- [GIVEN INFORMATION]
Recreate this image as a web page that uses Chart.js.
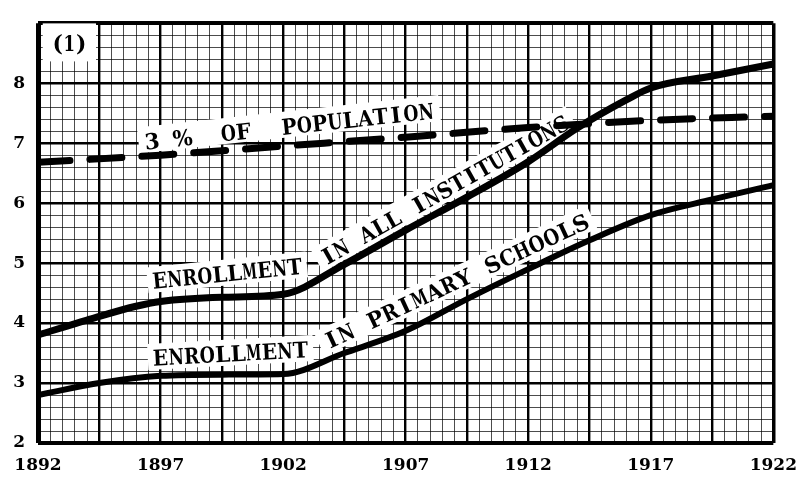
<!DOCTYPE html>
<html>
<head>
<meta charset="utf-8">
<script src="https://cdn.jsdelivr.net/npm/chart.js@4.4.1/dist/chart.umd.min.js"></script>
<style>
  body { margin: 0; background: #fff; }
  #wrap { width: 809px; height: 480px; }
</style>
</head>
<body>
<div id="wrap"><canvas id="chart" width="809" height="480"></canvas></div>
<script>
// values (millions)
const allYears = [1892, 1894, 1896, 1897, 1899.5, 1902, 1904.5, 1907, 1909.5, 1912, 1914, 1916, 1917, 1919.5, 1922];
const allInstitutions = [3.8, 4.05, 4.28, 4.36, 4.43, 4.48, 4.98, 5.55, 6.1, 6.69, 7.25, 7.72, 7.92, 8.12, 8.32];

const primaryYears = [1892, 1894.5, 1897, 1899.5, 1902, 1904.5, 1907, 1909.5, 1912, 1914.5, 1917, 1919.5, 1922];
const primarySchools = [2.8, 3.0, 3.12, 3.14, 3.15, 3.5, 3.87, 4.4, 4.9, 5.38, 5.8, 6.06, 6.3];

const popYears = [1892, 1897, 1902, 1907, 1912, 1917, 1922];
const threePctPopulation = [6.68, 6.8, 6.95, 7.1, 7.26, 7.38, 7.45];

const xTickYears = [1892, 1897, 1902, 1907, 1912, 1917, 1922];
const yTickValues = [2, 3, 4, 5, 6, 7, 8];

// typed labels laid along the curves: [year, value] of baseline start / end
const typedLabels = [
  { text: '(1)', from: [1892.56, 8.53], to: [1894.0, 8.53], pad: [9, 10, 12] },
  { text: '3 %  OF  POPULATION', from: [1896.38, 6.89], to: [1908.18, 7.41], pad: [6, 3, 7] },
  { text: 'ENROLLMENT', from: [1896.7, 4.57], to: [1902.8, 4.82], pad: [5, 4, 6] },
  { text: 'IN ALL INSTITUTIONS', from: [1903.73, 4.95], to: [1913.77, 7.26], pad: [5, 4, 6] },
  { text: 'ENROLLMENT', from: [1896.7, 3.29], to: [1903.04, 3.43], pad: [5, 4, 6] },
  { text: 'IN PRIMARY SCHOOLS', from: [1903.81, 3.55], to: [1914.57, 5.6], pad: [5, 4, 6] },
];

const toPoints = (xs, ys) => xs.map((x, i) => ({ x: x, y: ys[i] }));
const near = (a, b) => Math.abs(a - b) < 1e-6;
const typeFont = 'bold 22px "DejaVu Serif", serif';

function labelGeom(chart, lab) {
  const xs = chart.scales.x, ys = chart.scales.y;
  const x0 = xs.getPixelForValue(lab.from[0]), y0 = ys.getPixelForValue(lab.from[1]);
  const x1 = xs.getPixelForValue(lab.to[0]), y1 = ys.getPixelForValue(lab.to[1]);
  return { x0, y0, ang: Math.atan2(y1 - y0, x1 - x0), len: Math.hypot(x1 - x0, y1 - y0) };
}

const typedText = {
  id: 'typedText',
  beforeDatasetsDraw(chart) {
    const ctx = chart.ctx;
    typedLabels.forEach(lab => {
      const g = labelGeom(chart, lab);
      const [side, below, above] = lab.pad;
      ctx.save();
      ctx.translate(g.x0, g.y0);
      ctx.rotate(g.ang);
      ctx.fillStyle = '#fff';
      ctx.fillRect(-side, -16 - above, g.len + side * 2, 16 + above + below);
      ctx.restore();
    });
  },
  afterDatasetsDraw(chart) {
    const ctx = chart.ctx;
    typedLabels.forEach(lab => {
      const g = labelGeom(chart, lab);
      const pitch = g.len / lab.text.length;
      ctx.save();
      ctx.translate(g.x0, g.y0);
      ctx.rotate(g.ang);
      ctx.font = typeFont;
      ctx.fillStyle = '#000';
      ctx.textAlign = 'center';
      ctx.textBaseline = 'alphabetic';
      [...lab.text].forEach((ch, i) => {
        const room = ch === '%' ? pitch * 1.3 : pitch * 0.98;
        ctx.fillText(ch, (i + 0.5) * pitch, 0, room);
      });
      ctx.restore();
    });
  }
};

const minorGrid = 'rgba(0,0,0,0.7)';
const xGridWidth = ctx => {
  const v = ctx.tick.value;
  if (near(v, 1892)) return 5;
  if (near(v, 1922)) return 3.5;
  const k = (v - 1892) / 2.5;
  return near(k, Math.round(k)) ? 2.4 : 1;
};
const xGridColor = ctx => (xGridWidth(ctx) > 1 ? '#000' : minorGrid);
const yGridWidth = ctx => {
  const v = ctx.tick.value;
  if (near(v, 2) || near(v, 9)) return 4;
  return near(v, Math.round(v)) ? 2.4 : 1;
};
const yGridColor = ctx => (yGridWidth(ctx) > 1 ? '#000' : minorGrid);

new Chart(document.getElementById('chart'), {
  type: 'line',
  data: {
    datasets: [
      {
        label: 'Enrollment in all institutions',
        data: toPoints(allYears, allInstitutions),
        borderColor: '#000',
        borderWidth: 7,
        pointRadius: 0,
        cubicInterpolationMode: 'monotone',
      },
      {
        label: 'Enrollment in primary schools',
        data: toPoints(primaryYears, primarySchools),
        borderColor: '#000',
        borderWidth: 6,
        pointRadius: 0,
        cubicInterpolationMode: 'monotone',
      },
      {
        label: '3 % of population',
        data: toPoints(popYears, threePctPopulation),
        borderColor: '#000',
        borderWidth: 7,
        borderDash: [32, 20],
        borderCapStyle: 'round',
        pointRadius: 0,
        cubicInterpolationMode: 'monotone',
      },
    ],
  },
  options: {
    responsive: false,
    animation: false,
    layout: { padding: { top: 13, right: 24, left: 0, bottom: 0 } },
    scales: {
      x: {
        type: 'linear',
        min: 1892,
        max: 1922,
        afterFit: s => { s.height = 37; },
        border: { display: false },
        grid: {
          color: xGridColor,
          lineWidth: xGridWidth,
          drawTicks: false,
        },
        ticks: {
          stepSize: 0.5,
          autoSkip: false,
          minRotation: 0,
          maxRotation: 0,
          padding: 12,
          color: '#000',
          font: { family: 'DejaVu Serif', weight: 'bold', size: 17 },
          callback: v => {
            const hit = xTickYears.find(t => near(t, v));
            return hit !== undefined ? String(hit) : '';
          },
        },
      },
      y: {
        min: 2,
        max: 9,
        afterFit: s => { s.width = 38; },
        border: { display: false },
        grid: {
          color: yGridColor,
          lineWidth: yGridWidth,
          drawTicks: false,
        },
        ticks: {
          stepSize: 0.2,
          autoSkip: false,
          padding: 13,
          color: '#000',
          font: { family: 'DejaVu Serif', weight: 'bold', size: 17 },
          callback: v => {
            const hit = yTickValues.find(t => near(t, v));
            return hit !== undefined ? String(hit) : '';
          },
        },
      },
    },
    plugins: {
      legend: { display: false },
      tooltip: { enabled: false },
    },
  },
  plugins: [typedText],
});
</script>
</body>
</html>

- [TASK DIRECTIONS] Using the material above, return every line exactly as it appears, minus the pictures.

- [TASK RESPONSE]
Recreate this image as a web page that uses Chart.js.
<!DOCTYPE html>
<html>
<head>
<meta charset="utf-8">
<script src="https://cdn.jsdelivr.net/npm/chart.js@4.4.1/dist/chart.umd.min.js"></script>
<style>
  body { margin: 0; background: #fff; }
  #wrap { width: 809px; height: 480px; }
</style>
</head>
<body>
<div id="wrap"><canvas id="chart" width="809" height="480"></canvas></div>
<script>
// values (millions)
const allYears = [1892, 1894, 1896, 1897, 1899.5, 1902, 1904.5, 1907, 1909.5, 1912, 1914, 1916, 1917, 1919.5, 1922];
const allInstitutions = [3.8, 4.05, 4.28, 4.36, 4.43, 4.48, 4.98, 5.55, 6.1, 6.69, 7.25, 7.72, 7.92, 8.12, 8.32];

const primaryYears = [1892, 1894.5, 1897, 1899.5, 1902, 1904.5, 1907, 1909.5, 1912, 1914.5, 1917, 1919.5, 1922];
const primarySchools = [2.8, 3.0, 3.12, 3.14, 3.15, 3.5, 3.87, 4.4, 4.9, 5.38, 5.8, 6.06, 6.3];

const popYears = [1892, 1897, 1902, 1907, 1912, 1917, 1922];
const threePctPopulation = [6.68, 6.8, 6.95, 7.1, 7.26, 7.38, 7.45];

const xTickYears = [1892, 1897, 1902, 1907, 1912, 1917, 1922];
const yTickValues = [2, 3, 4, 5, 6, 7, 8];

// typed labels laid along the curves: [year, value] of baseline start / end
const typedLabels = [
  { text: '(1)', from: [1892.56, 8.53], to: [1894.0, 8.53], pad: [9, 10, 12] },
  { text: '3 %  OF  POPULATION', from: [1896.38, 6.89], to: [1908.18, 7.41], pad: [6, 3, 7] },
  { text: 'ENROLLMENT', from: [1896.7, 4.57], to: [1902.8, 4.82], pad: [5, 4, 6] },
  { text: 'IN ALL INSTITUTIONS', from: [1903.73, 4.95], to: [1913.77, 7.26], pad: [5, 4, 6] },
  { text: 'ENROLLMENT', from: [1896.7, 3.29], to: [1903.04, 3.43], pad: [5, 4, 6] },
  { text: 'IN PRIMARY SCHOOLS', from: [1903.81, 3.55], to: [1914.57, 5.6], pad: [5, 4, 6] },
];

const toPoints = (xs, ys) => xs.map((x, i) => ({ x: x, y: ys[i] }));
const near = (a, b) => Math.abs(a - b) < 1e-6;
const typeFont = 'bold 22px "DejaVu Serif", serif';

function labelGeom(chart, lab) {
  const xs = chart.scales.x, ys = chart.scales.y;
  const x0 = xs.getPixelForValue(lab.from[0]), y0 = ys.getPixelForValue(lab.from[1]);
  const x1 = xs.getPixelForValue(lab.to[0]), y1 = ys.getPixelForValue(lab.to[1]);
  return { x0, y0, ang: Math.atan2(y1 - y0, x1 - x0), len: Math.hypot(x1 - x0, y1 - y0) };
}

const typedText = {
  id: 'typedText',
  beforeDatasetsDraw(chart) {
    const ctx = chart.ctx;
    typedLabels.forEach(lab => {
      const g = labelGeom(chart, lab);
      const [side, below, above] = lab.pad;
      ctx.save();
      ctx.translate(g.x0, g.y0);
      ctx.rotate(g.ang);
      ctx.fillStyle = '#fff';
      ctx.fillRect(-side, -16 - above, g.len + side * 2, 16 + above + below);
      ctx.restore();
    });
  },
  afterDatasetsDraw(chart) {
    const ctx = chart.ctx;
    typedLabels.forEach(lab => {
      const g = labelGeom(chart, lab);
      const pitch = g.len / lab.text.length;
      ctx.save();
      ctx.translate(g.x0, g.y0);
      ctx.rotate(g.ang);
      ctx.font = typeFont;
      ctx.fillStyle = '#000';
      ctx.textAlign = 'center';
      ctx.textBaseline = 'alphabetic';
      [...lab.text].forEach((ch, i) => {
        const room = ch === '%' ? pitch * 1.3 : pitch * 0.98;
        ctx.fillText(ch, (i + 0.5) * pitch, 0, room);
      });
      ctx.restore();
    });
  }
};

const minorGrid = 'rgba(0,0,0,0.7)';
const xGridWidth = ctx => {
  const v = ctx.tick.value;
  if (near(v, 1892)) return 5;
  if (near(v, 1922)) return 3.5;
  const k = (v - 1892) / 2.5;
  return near(k, Math.round(k)) ? 2.4 : 1;
};
const xGridColor = ctx => (xGridWidth(ctx) > 1 ? '#000' : minorGrid);
const yGridWidth = ctx => {
  const v = ctx.tick.value;
  if (near(v, 2) || near(v, 9)) return 4;
  return near(v, Math.round(v)) ? 2.4 : 1;
};
const yGridColor = ctx => (yGridWidth(ctx) > 1 ? '#000' : minorGrid);

new Chart(document.getElementById('chart'), {
  type: 'line',
  data: {
    datasets: [
      {
        label: 'Enrollment in all institutions',
        data: toPoints(allYears, allInstitutions),
        borderColor: '#000',
        borderWidth: 7,
        pointRadius: 0,
        cubicInterpolationMode: 'monotone',
      },
      {
        label: 'Enrollment in primary schools',
        data: toPoints(primaryYears, primarySchools),
        borderColor: '#000',
        borderWidth: 6,
        pointRadius: 0,
        cubicInterpolationMode: 'monotone',
      },
      {
        label: '3 % of population',
        data: toPoints(popYears, threePctPopulation),
        borderColor: '#000',
        borderWidth: 7,
        borderDash: [32, 20],
        borderCapStyle: 'round',
        pointRadius: 0,
        cubicInterpolationMode: 'monotone',
      },
    ],
  },
  options: {
    responsive: false,
    animation: false,
    layout: { padding: { top: 13, right: 24, left: 0, bottom: 0 } },
    scales: {
      x: {
        type: 'linear',
        min: 1892,
        max: 1922,
        afterFit: s => { s.height = 37; },
        border: { display: false },
        grid: {
          color: xGridColor,
          lineWidth: xGridWidth,
          drawTicks: false,
        },
        ticks: {
          stepSize: 0.5,
          autoSkip: false,
          minRotation: 0,
          maxRotation: 0,
          padding: 12,
          color: '#000',
          font: { family: 'DejaVu Serif', weight: 'bold', size: 17 },
          callback: v => {
            const hit = xTickYears.find(t => near(t, v));
            return hit !== undefined ? String(hit) : '';
          },
        },
      },
      y: {
        min: 2,
        max: 9,
        afterFit: s => { s.width = 38; },
        border: { display: false },
        grid: {
          color: yGridColor,
          lineWidth: yGridWidth,
          drawTicks: false,
        },
        ticks: {
          stepSize: 0.2,
          autoSkip: false,
          padding: 13,
          color: '#000',
          font: { family: 'DejaVu Serif', weight: 'bold', size: 17 },
          callback: v => {
            const hit = yTickValues.find(t => near(t, v));
            return hit !== undefined ? String(hit) : '';
          },
        },
      },
    },
    plugins: {
      legend: { display: false },
      tooltip: { enabled: false },
    },
  },
  plugins: [typedText],
});
</script>
</body>
</html>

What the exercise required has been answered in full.